◆ **Instructions for the task**
Return the listing below exactly, with the pictures dropped.

◆ **Information supplied**
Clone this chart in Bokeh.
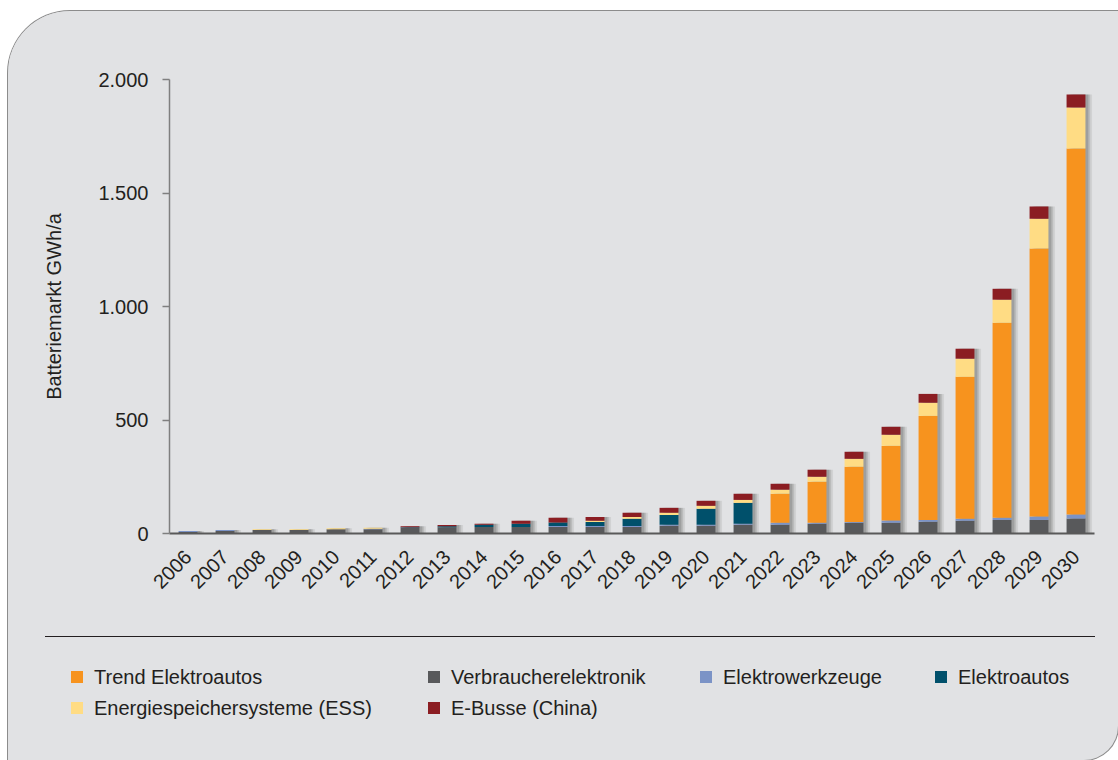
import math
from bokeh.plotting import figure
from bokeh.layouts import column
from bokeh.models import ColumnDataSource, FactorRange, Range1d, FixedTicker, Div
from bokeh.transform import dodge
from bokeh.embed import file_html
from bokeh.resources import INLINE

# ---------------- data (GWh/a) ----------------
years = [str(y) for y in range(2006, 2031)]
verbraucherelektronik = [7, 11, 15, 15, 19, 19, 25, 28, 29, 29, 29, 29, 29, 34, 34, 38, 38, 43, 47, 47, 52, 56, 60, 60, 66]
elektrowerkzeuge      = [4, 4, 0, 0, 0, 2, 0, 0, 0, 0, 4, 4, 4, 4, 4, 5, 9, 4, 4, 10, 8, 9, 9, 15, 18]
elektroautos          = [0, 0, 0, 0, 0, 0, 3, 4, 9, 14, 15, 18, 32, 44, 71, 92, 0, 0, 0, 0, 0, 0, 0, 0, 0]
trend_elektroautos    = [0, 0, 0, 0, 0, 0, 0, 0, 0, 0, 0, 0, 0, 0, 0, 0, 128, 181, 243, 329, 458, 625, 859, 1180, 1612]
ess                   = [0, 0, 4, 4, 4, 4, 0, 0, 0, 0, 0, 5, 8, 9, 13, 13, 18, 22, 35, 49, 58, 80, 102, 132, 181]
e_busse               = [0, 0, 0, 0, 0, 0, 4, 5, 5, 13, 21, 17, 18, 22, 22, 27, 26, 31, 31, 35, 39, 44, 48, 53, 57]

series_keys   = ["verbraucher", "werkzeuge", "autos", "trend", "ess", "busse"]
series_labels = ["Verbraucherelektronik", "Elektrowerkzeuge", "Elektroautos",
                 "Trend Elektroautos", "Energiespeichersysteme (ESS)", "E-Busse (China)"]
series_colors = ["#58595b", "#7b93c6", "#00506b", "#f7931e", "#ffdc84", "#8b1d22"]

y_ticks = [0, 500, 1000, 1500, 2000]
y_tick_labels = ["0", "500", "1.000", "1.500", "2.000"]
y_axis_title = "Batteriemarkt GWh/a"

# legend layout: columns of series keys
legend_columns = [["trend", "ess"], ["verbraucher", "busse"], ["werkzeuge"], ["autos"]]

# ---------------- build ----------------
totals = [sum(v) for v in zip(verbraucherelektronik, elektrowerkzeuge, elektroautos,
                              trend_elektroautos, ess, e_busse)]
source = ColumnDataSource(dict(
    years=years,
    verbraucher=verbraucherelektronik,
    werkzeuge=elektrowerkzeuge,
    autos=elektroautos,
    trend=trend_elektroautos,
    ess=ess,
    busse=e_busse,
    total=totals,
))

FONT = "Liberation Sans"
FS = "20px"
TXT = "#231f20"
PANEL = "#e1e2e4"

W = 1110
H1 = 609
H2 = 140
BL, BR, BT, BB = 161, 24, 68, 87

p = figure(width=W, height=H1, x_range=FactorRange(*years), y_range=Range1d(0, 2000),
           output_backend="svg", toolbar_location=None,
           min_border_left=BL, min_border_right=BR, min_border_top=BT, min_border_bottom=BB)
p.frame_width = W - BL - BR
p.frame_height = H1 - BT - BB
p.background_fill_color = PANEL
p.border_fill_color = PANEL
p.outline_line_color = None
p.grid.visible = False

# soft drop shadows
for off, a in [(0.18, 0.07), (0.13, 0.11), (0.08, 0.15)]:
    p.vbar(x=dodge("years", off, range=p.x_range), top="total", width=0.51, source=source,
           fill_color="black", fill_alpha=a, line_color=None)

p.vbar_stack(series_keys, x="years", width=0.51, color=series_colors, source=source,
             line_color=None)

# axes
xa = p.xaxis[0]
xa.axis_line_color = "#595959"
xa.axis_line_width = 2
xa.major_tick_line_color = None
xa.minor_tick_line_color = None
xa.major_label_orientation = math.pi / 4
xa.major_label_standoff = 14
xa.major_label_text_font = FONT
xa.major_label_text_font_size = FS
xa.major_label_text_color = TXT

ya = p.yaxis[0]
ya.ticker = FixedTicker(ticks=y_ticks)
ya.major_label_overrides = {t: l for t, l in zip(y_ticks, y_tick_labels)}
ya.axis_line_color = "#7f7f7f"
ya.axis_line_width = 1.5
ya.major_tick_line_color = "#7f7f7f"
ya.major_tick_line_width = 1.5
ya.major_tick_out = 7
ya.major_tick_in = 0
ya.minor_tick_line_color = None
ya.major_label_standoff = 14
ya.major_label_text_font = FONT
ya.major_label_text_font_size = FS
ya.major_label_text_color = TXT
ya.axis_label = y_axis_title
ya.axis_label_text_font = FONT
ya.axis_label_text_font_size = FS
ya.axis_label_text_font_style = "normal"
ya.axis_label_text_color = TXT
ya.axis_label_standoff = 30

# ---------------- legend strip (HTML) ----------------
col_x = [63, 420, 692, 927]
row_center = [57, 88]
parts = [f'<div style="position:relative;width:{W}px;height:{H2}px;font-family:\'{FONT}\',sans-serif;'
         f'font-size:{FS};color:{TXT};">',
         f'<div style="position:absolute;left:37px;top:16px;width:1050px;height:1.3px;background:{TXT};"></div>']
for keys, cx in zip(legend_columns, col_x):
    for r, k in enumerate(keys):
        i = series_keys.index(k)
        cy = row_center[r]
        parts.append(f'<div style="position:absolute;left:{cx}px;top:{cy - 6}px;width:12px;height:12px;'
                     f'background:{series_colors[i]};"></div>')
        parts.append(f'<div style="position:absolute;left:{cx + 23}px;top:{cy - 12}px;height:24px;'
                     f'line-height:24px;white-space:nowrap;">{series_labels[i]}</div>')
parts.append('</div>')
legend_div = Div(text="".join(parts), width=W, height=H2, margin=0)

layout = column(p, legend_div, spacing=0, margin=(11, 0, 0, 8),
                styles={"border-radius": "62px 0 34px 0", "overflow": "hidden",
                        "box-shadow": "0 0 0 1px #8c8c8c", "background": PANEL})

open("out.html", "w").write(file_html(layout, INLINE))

◆ **Result of the task**
Clone this chart in Bokeh.
import math
from bokeh.plotting import figure
from bokeh.layouts import column
from bokeh.models import ColumnDataSource, FactorRange, Range1d, FixedTicker, Div
from bokeh.transform import dodge
from bokeh.embed import file_html
from bokeh.resources import INLINE

# ---------------- data (GWh/a) ----------------
years = [str(y) for y in range(2006, 2031)]
verbraucherelektronik = [7, 11, 15, 15, 19, 19, 25, 28, 29, 29, 29, 29, 29, 34, 34, 38, 38, 43, 47, 47, 52, 56, 60, 60, 66]
elektrowerkzeuge      = [4, 4, 0, 0, 0, 2, 0, 0, 0, 0, 4, 4, 4, 4, 4, 5, 9, 4, 4, 10, 8, 9, 9, 15, 18]
elektroautos          = [0, 0, 0, 0, 0, 0, 3, 4, 9, 14, 15, 18, 32, 44, 71, 92, 0, 0, 0, 0, 0, 0, 0, 0, 0]
trend_elektroautos    = [0, 0, 0, 0, 0, 0, 0, 0, 0, 0, 0, 0, 0, 0, 0, 0, 128, 181, 243, 329, 458, 625, 859, 1180, 1612]
ess                   = [0, 0, 4, 4, 4, 4, 0, 0, 0, 0, 0, 5, 8, 9, 13, 13, 18, 22, 35, 49, 58, 80, 102, 132, 181]
e_busse               = [0, 0, 0, 0, 0, 0, 4, 5, 5, 13, 21, 17, 18, 22, 22, 27, 26, 31, 31, 35, 39, 44, 48, 53, 57]

series_keys   = ["verbraucher", "werkzeuge", "autos", "trend", "ess", "busse"]
series_labels = ["Verbraucherelektronik", "Elektrowerkzeuge", "Elektroautos",
                 "Trend Elektroautos", "Energiespeichersysteme (ESS)", "E-Busse (China)"]
series_colors = ["#58595b", "#7b93c6", "#00506b", "#f7931e", "#ffdc84", "#8b1d22"]

y_ticks = [0, 500, 1000, 1500, 2000]
y_tick_labels = ["0", "500", "1.000", "1.500", "2.000"]
y_axis_title = "Batteriemarkt GWh/a"

# legend layout: columns of series keys
legend_columns = [["trend", "ess"], ["verbraucher", "busse"], ["werkzeuge"], ["autos"]]

# ---------------- build ----------------
totals = [sum(v) for v in zip(verbraucherelektronik, elektrowerkzeuge, elektroautos,
                              trend_elektroautos, ess, e_busse)]
source = ColumnDataSource(dict(
    years=years,
    verbraucher=verbraucherelektronik,
    werkzeuge=elektrowerkzeuge,
    autos=elektroautos,
    trend=trend_elektroautos,
    ess=ess,
    busse=e_busse,
    total=totals,
))

FONT = "Liberation Sans"
FS = "20px"
TXT = "#231f20"
PANEL = "#e1e2e4"

W = 1110
H1 = 609
H2 = 140
BL, BR, BT, BB = 161, 24, 68, 87

p = figure(width=W, height=H1, x_range=FactorRange(*years), y_range=Range1d(0, 2000),
           output_backend="svg", toolbar_location=None,
           min_border_left=BL, min_border_right=BR, min_border_top=BT, min_border_bottom=BB)
p.frame_width = W - BL - BR
p.frame_height = H1 - BT - BB
p.background_fill_color = PANEL
p.border_fill_color = PANEL
p.outline_line_color = None
p.grid.visible = False

# soft drop shadows
for off, a in [(0.18, 0.07), (0.13, 0.11), (0.08, 0.15)]:
    p.vbar(x=dodge("years", off, range=p.x_range), top="total", width=0.51, source=source,
           fill_color="black", fill_alpha=a, line_color=None)

p.vbar_stack(series_keys, x="years", width=0.51, color=series_colors, source=source,
             line_color=None)

# axes
xa = p.xaxis[0]
xa.axis_line_color = "#595959"
xa.axis_line_width = 2
xa.major_tick_line_color = None
xa.minor_tick_line_color = None
xa.major_label_orientation = math.pi / 4
xa.major_label_standoff = 14
xa.major_label_text_font = FONT
xa.major_label_text_font_size = FS
xa.major_label_text_color = TXT

ya = p.yaxis[0]
ya.ticker = FixedTicker(ticks=y_ticks)
ya.major_label_overrides = {t: l for t, l in zip(y_ticks, y_tick_labels)}
ya.axis_line_color = "#7f7f7f"
ya.axis_line_width = 1.5
ya.major_tick_line_color = "#7f7f7f"
ya.major_tick_line_width = 1.5
ya.major_tick_out = 7
ya.major_tick_in = 0
ya.minor_tick_line_color = None
ya.major_label_standoff = 14
ya.major_label_text_font = FONT
ya.major_label_text_font_size = FS
ya.major_label_text_color = TXT
ya.axis_label = y_axis_title
ya.axis_label_text_font = FONT
ya.axis_label_text_font_size = FS
ya.axis_label_text_font_style = "normal"
ya.axis_label_text_color = TXT
ya.axis_label_standoff = 30

# ---------------- legend strip (HTML) ----------------
col_x = [63, 420, 692, 927]
row_center = [57, 88]
parts = [f'<div style="position:relative;width:{W}px;height:{H2}px;font-family:\'{FONT}\',sans-serif;'
         f'font-size:{FS};color:{TXT};">',
         f'<div style="position:absolute;left:37px;top:16px;width:1050px;height:1.3px;background:{TXT};"></div>']
for keys, cx in zip(legend_columns, col_x):
    for r, k in enumerate(keys):
        i = series_keys.index(k)
        cy = row_center[r]
        parts.append(f'<div style="position:absolute;left:{cx}px;top:{cy - 6}px;width:12px;height:12px;'
                     f'background:{series_colors[i]};"></div>')
        parts.append(f'<div style="position:absolute;left:{cx + 23}px;top:{cy - 12}px;height:24px;'
                     f'line-height:24px;white-space:nowrap;">{series_labels[i]}</div>')
parts.append('</div>')
legend_div = Div(text="".join(parts), width=W, height=H2, margin=0)

layout = column(p, legend_div, spacing=0, margin=(11, 0, 0, 8),
                styles={"border-radius": "62px 0 34px 0", "overflow": "hidden",
                        "box-shadow": "0 0 0 1px #8c8c8c", "background": PANEL})

open("out.html", "w").write(file_html(layout, INLINE))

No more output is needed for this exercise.